**What the exercise asks**
Print all of the lines exactly. Any picture among them stays out.

**Provided material**
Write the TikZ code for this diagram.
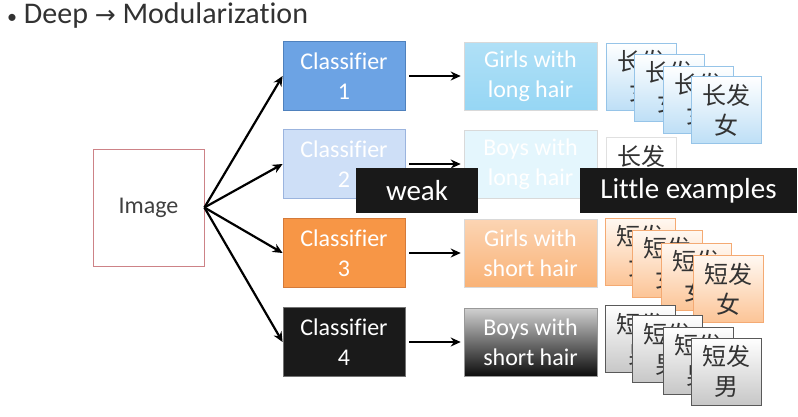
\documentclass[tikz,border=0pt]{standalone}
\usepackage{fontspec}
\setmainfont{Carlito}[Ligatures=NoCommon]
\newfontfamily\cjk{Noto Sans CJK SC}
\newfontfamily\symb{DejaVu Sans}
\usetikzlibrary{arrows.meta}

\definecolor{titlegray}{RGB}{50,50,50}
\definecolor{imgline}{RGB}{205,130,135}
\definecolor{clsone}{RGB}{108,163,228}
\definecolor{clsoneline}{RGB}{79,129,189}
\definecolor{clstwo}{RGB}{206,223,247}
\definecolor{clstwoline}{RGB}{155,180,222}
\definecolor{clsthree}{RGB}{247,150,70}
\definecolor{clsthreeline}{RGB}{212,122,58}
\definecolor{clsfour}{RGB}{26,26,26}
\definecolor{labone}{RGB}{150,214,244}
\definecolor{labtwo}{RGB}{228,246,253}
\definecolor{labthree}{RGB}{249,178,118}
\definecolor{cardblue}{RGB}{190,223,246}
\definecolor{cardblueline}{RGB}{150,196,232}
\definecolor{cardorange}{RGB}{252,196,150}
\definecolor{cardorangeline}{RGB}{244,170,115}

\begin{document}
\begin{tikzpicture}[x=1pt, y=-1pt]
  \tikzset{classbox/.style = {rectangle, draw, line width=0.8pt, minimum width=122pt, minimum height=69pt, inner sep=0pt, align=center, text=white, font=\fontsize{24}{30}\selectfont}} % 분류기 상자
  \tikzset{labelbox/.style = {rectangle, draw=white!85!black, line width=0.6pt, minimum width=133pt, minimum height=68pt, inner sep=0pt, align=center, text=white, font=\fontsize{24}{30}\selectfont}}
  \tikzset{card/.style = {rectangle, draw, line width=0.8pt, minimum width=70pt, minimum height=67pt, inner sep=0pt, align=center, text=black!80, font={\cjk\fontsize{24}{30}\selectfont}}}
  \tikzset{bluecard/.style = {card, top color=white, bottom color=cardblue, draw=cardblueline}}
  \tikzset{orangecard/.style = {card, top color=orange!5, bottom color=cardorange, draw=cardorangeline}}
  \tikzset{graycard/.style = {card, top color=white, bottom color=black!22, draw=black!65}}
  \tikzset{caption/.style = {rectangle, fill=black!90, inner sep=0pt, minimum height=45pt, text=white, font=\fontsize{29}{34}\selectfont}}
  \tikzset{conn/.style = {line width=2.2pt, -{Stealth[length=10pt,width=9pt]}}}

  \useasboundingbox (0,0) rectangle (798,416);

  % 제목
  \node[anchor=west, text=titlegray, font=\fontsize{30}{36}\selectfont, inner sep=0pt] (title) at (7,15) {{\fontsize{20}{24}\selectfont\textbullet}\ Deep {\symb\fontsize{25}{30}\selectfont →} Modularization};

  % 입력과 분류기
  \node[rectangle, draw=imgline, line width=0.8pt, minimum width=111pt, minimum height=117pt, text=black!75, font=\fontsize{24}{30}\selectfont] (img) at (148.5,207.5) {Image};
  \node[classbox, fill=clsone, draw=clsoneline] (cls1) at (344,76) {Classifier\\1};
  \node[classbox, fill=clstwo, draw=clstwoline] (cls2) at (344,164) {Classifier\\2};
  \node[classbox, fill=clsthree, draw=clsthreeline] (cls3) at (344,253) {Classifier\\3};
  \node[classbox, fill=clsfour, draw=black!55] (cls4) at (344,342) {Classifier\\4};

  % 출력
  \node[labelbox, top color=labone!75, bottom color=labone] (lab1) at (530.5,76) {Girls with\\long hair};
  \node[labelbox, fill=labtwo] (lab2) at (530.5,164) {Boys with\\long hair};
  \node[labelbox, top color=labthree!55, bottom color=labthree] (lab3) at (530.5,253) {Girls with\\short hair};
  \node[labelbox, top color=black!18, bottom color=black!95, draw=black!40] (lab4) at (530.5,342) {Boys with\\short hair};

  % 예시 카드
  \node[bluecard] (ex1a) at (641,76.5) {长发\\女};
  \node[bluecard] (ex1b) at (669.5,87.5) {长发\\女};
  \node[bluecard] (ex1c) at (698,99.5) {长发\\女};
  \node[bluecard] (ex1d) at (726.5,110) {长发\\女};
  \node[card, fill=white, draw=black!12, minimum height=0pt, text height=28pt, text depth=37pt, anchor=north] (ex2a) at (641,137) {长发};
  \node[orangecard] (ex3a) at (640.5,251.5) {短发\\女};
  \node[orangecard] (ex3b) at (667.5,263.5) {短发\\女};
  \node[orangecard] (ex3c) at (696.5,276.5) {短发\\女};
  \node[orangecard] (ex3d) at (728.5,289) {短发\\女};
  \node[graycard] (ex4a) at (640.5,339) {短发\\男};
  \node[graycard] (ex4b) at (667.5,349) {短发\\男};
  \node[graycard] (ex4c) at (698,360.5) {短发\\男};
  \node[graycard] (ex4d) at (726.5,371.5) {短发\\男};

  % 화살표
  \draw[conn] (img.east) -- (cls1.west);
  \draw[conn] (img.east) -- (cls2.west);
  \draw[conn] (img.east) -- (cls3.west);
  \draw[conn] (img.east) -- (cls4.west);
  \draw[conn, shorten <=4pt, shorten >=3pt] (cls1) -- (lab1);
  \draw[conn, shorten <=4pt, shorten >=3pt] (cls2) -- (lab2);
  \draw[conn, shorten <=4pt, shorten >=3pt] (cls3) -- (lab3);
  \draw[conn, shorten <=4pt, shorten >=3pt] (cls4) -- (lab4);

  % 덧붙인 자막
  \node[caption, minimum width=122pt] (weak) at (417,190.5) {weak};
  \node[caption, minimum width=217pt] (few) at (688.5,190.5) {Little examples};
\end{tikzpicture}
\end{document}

**Full response**
Write the TikZ code for this diagram.
\documentclass[tikz,border=0pt]{standalone}
\usepackage{fontspec}
\setmainfont{Carlito}[Ligatures=NoCommon]
\newfontfamily\cjk{Noto Sans CJK SC}
\newfontfamily\symb{DejaVu Sans}
\usetikzlibrary{arrows.meta}

\definecolor{titlegray}{RGB}{50,50,50}
\definecolor{imgline}{RGB}{205,130,135}
\definecolor{clsone}{RGB}{108,163,228}
\definecolor{clsoneline}{RGB}{79,129,189}
\definecolor{clstwo}{RGB}{206,223,247}
\definecolor{clstwoline}{RGB}{155,180,222}
\definecolor{clsthree}{RGB}{247,150,70}
\definecolor{clsthreeline}{RGB}{212,122,58}
\definecolor{clsfour}{RGB}{26,26,26}
\definecolor{labone}{RGB}{150,214,244}
\definecolor{labtwo}{RGB}{228,246,253}
\definecolor{labthree}{RGB}{249,178,118}
\definecolor{cardblue}{RGB}{190,223,246}
\definecolor{cardblueline}{RGB}{150,196,232}
\definecolor{cardorange}{RGB}{252,196,150}
\definecolor{cardorangeline}{RGB}{244,170,115}

\begin{document}
\begin{tikzpicture}[x=1pt, y=-1pt]
  \tikzset{classbox/.style = {rectangle, draw, line width=0.8pt, minimum width=122pt, minimum height=69pt, inner sep=0pt, align=center, text=white, font=\fontsize{24}{30}\selectfont}} % 분류기 상자
  \tikzset{labelbox/.style = {rectangle, draw=white!85!black, line width=0.6pt, minimum width=133pt, minimum height=68pt, inner sep=0pt, align=center, text=white, font=\fontsize{24}{30}\selectfont}}
  \tikzset{card/.style = {rectangle, draw, line width=0.8pt, minimum width=70pt, minimum height=67pt, inner sep=0pt, align=center, text=black!80, font={\cjk\fontsize{24}{30}\selectfont}}}
  \tikzset{bluecard/.style = {card, top color=white, bottom color=cardblue, draw=cardblueline}}
  \tikzset{orangecard/.style = {card, top color=orange!5, bottom color=cardorange, draw=cardorangeline}}
  \tikzset{graycard/.style = {card, top color=white, bottom color=black!22, draw=black!65}}
  \tikzset{caption/.style = {rectangle, fill=black!90, inner sep=0pt, minimum height=45pt, text=white, font=\fontsize{29}{34}\selectfont}}
  \tikzset{conn/.style = {line width=2.2pt, -{Stealth[length=10pt,width=9pt]}}}

  \useasboundingbox (0,0) rectangle (798,416);

  % 제목
  \node[anchor=west, text=titlegray, font=\fontsize{30}{36}\selectfont, inner sep=0pt] (title) at (7,15) {{\fontsize{20}{24}\selectfont\textbullet}\ Deep {\symb\fontsize{25}{30}\selectfont →} Modularization};

  % 입력과 분류기
  \node[rectangle, draw=imgline, line width=0.8pt, minimum width=111pt, minimum height=117pt, text=black!75, font=\fontsize{24}{30}\selectfont] (img) at (148.5,207.5) {Image};
  \node[classbox, fill=clsone, draw=clsoneline] (cls1) at (344,76) {Classifier\\1};
  \node[classbox, fill=clstwo, draw=clstwoline] (cls2) at (344,164) {Classifier\\2};
  \node[classbox, fill=clsthree, draw=clsthreeline] (cls3) at (344,253) {Classifier\\3};
  \node[classbox, fill=clsfour, draw=black!55] (cls4) at (344,342) {Classifier\\4};

  % 출력
  \node[labelbox, top color=labone!75, bottom color=labone] (lab1) at (530.5,76) {Girls with\\long hair};
  \node[labelbox, fill=labtwo] (lab2) at (530.5,164) {Boys with\\long hair};
  \node[labelbox, top color=labthree!55, bottom color=labthree] (lab3) at (530.5,253) {Girls with\\short hair};
  \node[labelbox, top color=black!18, bottom color=black!95, draw=black!40] (lab4) at (530.5,342) {Boys with\\short hair};

  % 예시 카드
  \node[bluecard] (ex1a) at (641,76.5) {长发\\女};
  \node[bluecard] (ex1b) at (669.5,87.5) {长发\\女};
  \node[bluecard] (ex1c) at (698,99.5) {长发\\女};
  \node[bluecard] (ex1d) at (726.5,110) {长发\\女};
  \node[card, fill=white, draw=black!12, minimum height=0pt, text height=28pt, text depth=37pt, anchor=north] (ex2a) at (641,137) {长发};
  \node[orangecard] (ex3a) at (640.5,251.5) {短发\\女};
  \node[orangecard] (ex3b) at (667.5,263.5) {短发\\女};
  \node[orangecard] (ex3c) at (696.5,276.5) {短发\\女};
  \node[orangecard] (ex3d) at (728.5,289) {短发\\女};
  \node[graycard] (ex4a) at (640.5,339) {短发\\男};
  \node[graycard] (ex4b) at (667.5,349) {短发\\男};
  \node[graycard] (ex4c) at (698,360.5) {短发\\男};
  \node[graycard] (ex4d) at (726.5,371.5) {短发\\男};

  % 화살표
  \draw[conn] (img.east) -- (cls1.west);
  \draw[conn] (img.east) -- (cls2.west);
  \draw[conn] (img.east) -- (cls3.west);
  \draw[conn] (img.east) -- (cls4.west);
  \draw[conn, shorten <=4pt, shorten >=3pt] (cls1) -- (lab1);
  \draw[conn, shorten <=4pt, shorten >=3pt] (cls2) -- (lab2);
  \draw[conn, shorten <=4pt, shorten >=3pt] (cls3) -- (lab3);
  \draw[conn, shorten <=4pt, shorten >=3pt] (cls4) -- (lab4);

  % 덧붙인 자막
  \node[caption, minimum width=122pt] (weak) at (417,190.5) {weak};
  \node[caption, minimum width=217pt] (few) at (688.5,190.5) {Little examples};
\end{tikzpicture}
\end{document}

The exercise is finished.